UCF’s hard work has paid off this season with several school and personal marks falling as the Knights head into this weekend’s Conference USA Indoor Championships in Houston. Because of their overflowing wealth of talent among their sprinters and hurdlers, UCF is a favorite to win the league title..

It’s the perfect preparation for the Nationals in two weeks, and Smith Gilbert sees her squad being capable of making some major noise on a national scale. UCF cracked the U.S. Track and Field and Cross Country Coaches Association poll for the first time this season and following strong showings in meets in Arkansas and North Carolina, the Knights have since climbed to No. 8 in the country.

Smith Gilbert, a hard-driving coach who is constantly pushing her athletes and demanding more, said it’s the final rankings that will prove the true growth of a program clearly on the rise.
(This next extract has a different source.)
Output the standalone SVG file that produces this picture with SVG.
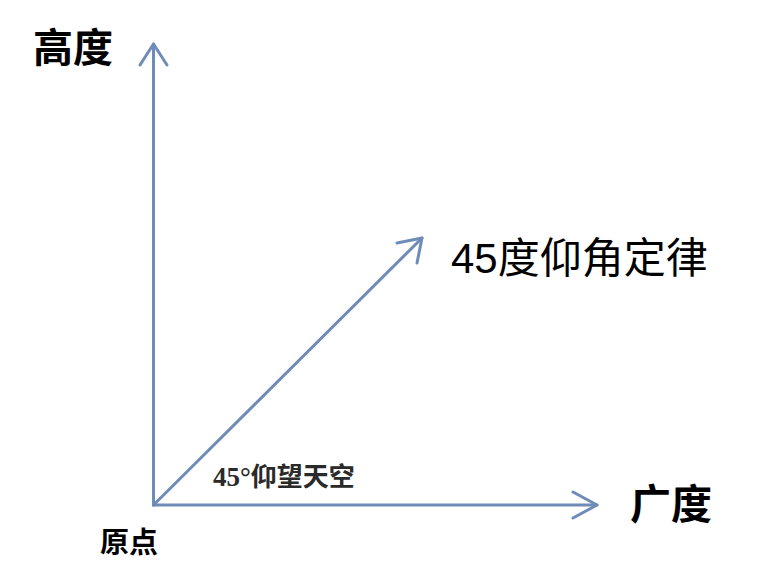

“The Nationals are in two weeks at Texas A&M and that’s where you score points to get your REAL final ranking. All of this other stuff is just fluff. How many points are you going to score in the heat of the moment?” Smith Gilbert said. “We have some positive momentum now. I’m a big believer in momentum and you have to capitalize on momentum. You win conference and then you get recruits; you get recruits and then you win conference. You win conference and then you can win Nationals. Recruits start believing they are great and other recruits want to come and be a part of that, so momentum is a big part of it.”

The Knights are surging with momentum because of the likes of junior Jackie Coward, who started living up to her massive potential out of high school by recently breaking the school record in the 60-meter hurdles and having tied for the best time in that event heading into the Nationals. Senior Champelle Brown recently broke the school record in the 400-meters and Dominique Booker recently broke her own school and freshman records in the 60 meters with an automatic NCAA qualifying time.

UCF’s 4×400-meter relay team also set a new school record that ranks as the sixth-best time in the country this year. Senior Micaela Wimberly, junior Shelia Paul, sophomore Sonnisha Williams and junior sprinter Ashley Bolling have provided some much needed depth, while Tennessee transfer Lynne Layne is loaded with potential.

“We’re excited about the ranking and it shows a lot of the hard work that the staff has done and the hard work that the athletes have put in,” Smith Gilbert said. “It lends a hand to our recruiting efforts and those recruiting efforts also have raised the level of athletes that we have. Those athletes have started showing up. Shelia Paul and Sonnisha Williams, they started really showing up when the new recruits came in and it really just raised our level. My bottom half is what my top half used to be.”

Maybe the truest sign that the word is getting out nationally as to the power of the UCF program is the Knights landing a National Letter of Intent signing from sprinter Octavious Freeman of Lake Wales. Freeman, a seven-time state champ in Florida, won the 100 and 200-meter championships at the prestigious Nike Outdoor Nationals last summer.

Smith challenged Freeman to come to UCF and be a part of a program on the rise, and the potential future Olympian accepted it. It’s just further proof that UCF should soon become a national powerhouse in track & field.

“I told her it was up to her to either go somewhere where the tradition is already set and fall into the fold or come here and help us build something,” Smith Gilbert said of her recruitment of Freeman. “Some day she would be able to tell her children and grandchildren that she started this here at UCF and we could mold it how we wanted it molded. I told her how she could set the bar high for other people and then look back and watch it grow.

“My kind of kids – the ones I gravitate toward and the ones who gravitate toward me – are leaders,” Smith Gilbert continued. “I’m pretty tough on them and strict on them. You have to be able to step outside of what you think to make it in this environment because I demand a lot. I demand you be a good person and accountable and somebody who uses their own mind. If you have your own mind and want to step out on a limb and be successful, then you’ll come here and compete for us.”